Union electricians and plumbers make good money, and the non-union shops that do commercial work have to pay close to union wages plus some fringes to get enough manpower. I pay $100/hr for a union journeyworker electrician in a metro area of ~3 million, $106 for a foreman, and $112 for a general foreman. Both of those include fringes, the split is about 55/45 or so. The contracts are for three-year terms with raises every year.

Residential construction is a whole different ballgame that I’m unfamiliar with, but I’d imagine that’s where the average gets dragged down.


> I pay $100/hr for a union journeyworker electrician in a metro area of ~3 million, $106 for a foreman, and $112 for a general foreman.

Genuine question: Why?

I picked the Cincinnati MSA, as an example, as it’s both bigger than yours and is likely to have unionized work.

BLS says the 90th quartile is still only ~90k which while certainly not bad, is only the top 10%.


> Genuine question: Why?

Because.. that’s what the union charges my employer per hour for an electrician? I don’t have a choice lol

Cincinnati is a rust belt city with depressed wages (no offense to anyone that lives there, but it’s the truth), my market is higher income (Minneapolis/St Paul) where a journeyworker makes $57/hr on the check instead of $38/hr like in Ohio, which is 1.5x (!!) higher.


Well sure, my questions is why is the Union charging over double what seems to be 90th quartile for electricians in small to mid sized MSAs and only a bit more than the 90th quartile on high COL cities.

I suspect the electrician they send over isn’t just pocketing $100/h on wages.


> Well sure, my questions is why is the Union charging over double what seems to be 90th quartile for electricians in small to mid sized MSAs and only a bit more than the 90th quartile on high COL cities.

The union is charging that because *that is what’s in the contract that was signed by the union and the local union contractors after negotiation. Electricians get paid a lot where I live because it’s a wealthy growing area that people want to live in, and not a dying rust belt city.

> I suspect the electrician they send over isn’t just pocketing $100/h on wages.

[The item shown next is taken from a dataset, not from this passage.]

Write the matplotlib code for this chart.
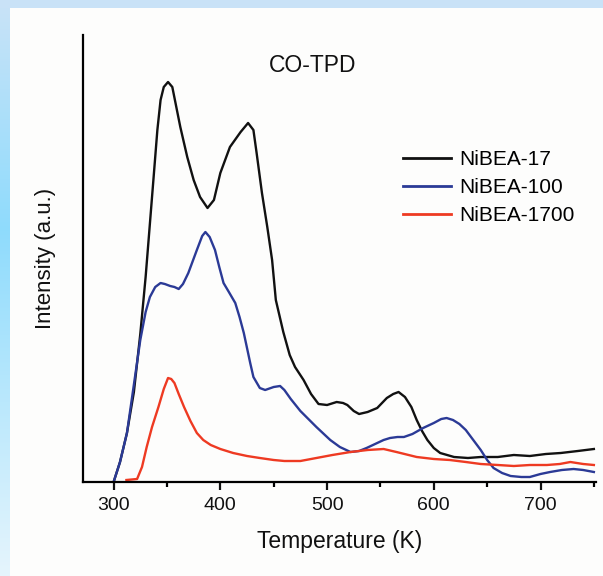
import numpy as np
import matplotlib
matplotlib.use("Agg")
import matplotlib.pyplot as plt
from matplotlib.ticker import MultipleLocator

plt.rcParams['font.family'] = ['Liberation Sans', 'DejaVu Sans']

# CO-TPD profiles: temperature (K) and intensity (a.u.)
t_17 = [300, 306, 312.5, 319, 325, 330, 333, 337.5, 341, 344, 347, 351, 355, 362.5, 369, 375,
        381, 388, 394, 400, 409, 419, 426, 431, 434, 439, 444, 448.5, 452, 459, 465, 470,
        478, 485, 492, 500, 509, 515, 519, 525, 530, 538, 547, 556, 562, 567, 573, 579,
        584, 589, 594, 600, 606, 619, 632, 644, 660, 675, 690, 705, 719, 735, 750]
i_17 = [0, 20, 49, 90, 148, 205, 245, 305, 352, 382, 395, 400, 395, 355, 325, 302,
        285, 274, 282, 309, 335, 350, 359, 352, 329, 289, 255, 222, 182, 150, 127, 115,
        102, 88, 78, 77, 80, 79, 77, 71, 68, 70, 74, 84, 88, 90, 85, 75,
        62, 51, 42, 34, 29, 25, 24, 25, 25, 27, 26, 28, 29, 31, 33]

t_100 = [300, 306, 312.5, 318, 325, 330, 334, 339, 344, 348, 353, 357, 361, 365, 370,
         378, 383, 386, 390, 395, 399, 403, 408, 414, 418, 422, 428, 431, 437, 442, 450,
         456, 460, 466, 475, 490, 503, 512, 522, 530, 537, 545, 553, 559, 566, 572, 580,
         590, 600, 607, 612, 618, 624, 630, 637, 644, 650, 656, 664, 672, 682, 690, 700,
         709, 720, 731, 740, 750]
i_100 = [0, 20, 49, 90, 142, 170, 185, 195, 199, 198, 196, 195, 193, 198, 209,
         232, 246, 250, 245, 232, 215, 199, 190, 179, 165, 149, 119, 105, 94, 92, 95,
         96, 92, 83, 71, 55, 42, 35, 30, 31, 34, 38, 42, 44, 45, 45, 48,
         54, 59, 63, 64, 62, 58, 52, 42, 32, 22, 14, 9, 6, 5, 5, 8,
         10, 12, 13, 12, 10]

t_1700 = [312, 322, 326.6, 331, 336, 342, 347, 351, 354, 357, 361, 366, 372, 378, 384,
          391, 400, 412, 425, 437, 450, 460, 475, 490, 505, 522, 538, 553, 565, 584,
          600, 615, 630, 644, 660, 675, 690, 706, 718, 728, 740, 750]
i_1700 = [2, 3, 15, 35, 55, 75, 93, 104, 103, 99, 88, 75, 61, 49, 42,
          37, 33, 29, 26, 24, 22, 21, 21, 24, 27, 30, 32, 33, 30, 25,
          23, 22, 20, 18, 17, 16, 17, 17, 18, 20, 18, 17]

labels = ['NiBEA-17', 'NiBEA-100', 'NiBEA-1700']
colors = ['#111111', '#2b3a96', '#ee3a22']

W, H = 603, 576
fig = plt.figure(figsize=(W / 100, H / 100), dpi=100)

# slide-style backdrop: pale panel with a blue gradient border on top and left
bg = np.ones((H, W, 3)) * np.array([0.993, 0.993, 0.990])
yy = np.linspace(0, 1, H)[:, None]
top_c = np.array([0.79, 0.89, 0.97])
mid_c = np.array([0.56, 0.86, 0.99])
bot_c = np.array([0.90, 0.96, 0.99])
w = np.clip(yy / 0.4, 0, 1)
w2 = np.clip((yy - 0.4) / 0.6, 0, 1)
col = np.where(yy < 0.4, top_c * (1 - w) + mid_c * w, mid_c * (1 - w2) + bot_c * w2)
bg[:, :10, :] = col[:, None, :]
bg[:8, :, :] = np.array([0.79, 0.89, 0.97])
bga = fig.add_axes([0, 0, 1, 1], zorder=-5)
bga.imshow(bg, aspect='auto', interpolation='bilinear')
bga.axis('off')

ax = fig.add_axes([83.3 / W, 1 - 482 / H, (596 - 83.3) / W, (482 - 35) / H])
ax.patch.set_alpha(0)

for t, i, lab, c in zip([t_17, t_100, t_1700], [i_17, i_100, i_1700], labels, colors):
    ax.plot(t, i, color=c, lw=1.7, label=lab)

ax.set_xlim(271.6, 752)
ax.set_ylim(0, 447)
ax.xaxis.set_major_locator(MultipleLocator(100))
ax.xaxis.set_minor_locator(MultipleLocator(50))
ax.set_yticks([])
for s in ['top', 'right']:
    ax.spines[s].set_visible(False)
for s in ['left', 'bottom']:
    ax.spines[s].set_linewidth(1.6)
ax.tick_params(axis='x', which='major', direction='out', length=5.5, width=1.6,
               labelsize=14, pad=5, colors='#111111')
ax.tick_params(axis='x', which='minor', direction='out', length=3.5, width=1.6)

ax.set_xlabel('Temperature (K)', fontsize=16.5, labelpad=12, color='#111111')
ax.set_ylabel('Intensity (a.u.)', fontsize=16, labelpad=20, color='#111111')

fig.text(313 / W, 1 - 66 / H, 'CO-TPD', fontsize=16.5, ha='center', va='center',
         color='#111111')

leg = ax.legend(loc='upper left', bbox_to_anchor=((395 - 83.3) / (596 - 83.3), (482 - 142) / 447),
                frameon=False, fontsize=15, handlelength=2.3, handletextpad=0.4,
                labelspacing=0.42, borderaxespad=0)
for line in leg.get_lines():
    line.set_linewidth(2)

fig.savefig('out.png', dpi=100)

Did you read the post I wrote initially?

I give the breakdown of how much of the money I pay to the union goes to the worker on his paycheck (55%) with the rest going to insurance, taxes, union dues, pension, etc (fringe benefits, which are 45%)


> Did you read the post I wrote initially? I give the breakdown of how much of the money I pay to the union goes to the worker on his paycheck (55%) with the rest going to insurance, taxes, union dues, pension, etc (fringe benefits, which are 45%)

I misread that intitially.

At the end of the day, anytime this topic comes up, there’s an oddly large discrepancy between the anecdotes and the BLS data.

Even half of that $100 puts these electricians in the 90th quartile for hourly wages in that MSA. So they’re either sending there most expensive guys or I’m misreading misinterpreting the BLS data.


Union electricians make up the bulk of commercial electricians, with the rest being non-union. Non-union electricians dominate the residential market, and that’s who brings the average wage down, along with the year 1 to year 5 apprentices.


Industrial electrician around here start at 30 - 35 for 2 years as a trainee then go to 40. That's top 10% income for low cost of living area. It's not unusual to hit 100k with no school debt at a young age.

Industrial automation technician I have worked with makes north of 300k but he is traveling all over the world to do it.


Reminds me of when I lived in a shit meth town. Dead economy, propped up entirely by a single military base. Lots of drugs and violence. Most people I knew there worked a shitty low skilled job and sold meth.

One guy I knew had it in his head he could just go back to school for welding and make 6 figures. Of course that didn’t work out. Turns out the local CC doesn’t have anything for underwater welding. Welding programs for sure, but mostly designed to funnel workers into local, lower paying positions that need filled.

I have a suspicion this push towards blue collars jobs is just another learn to code grift.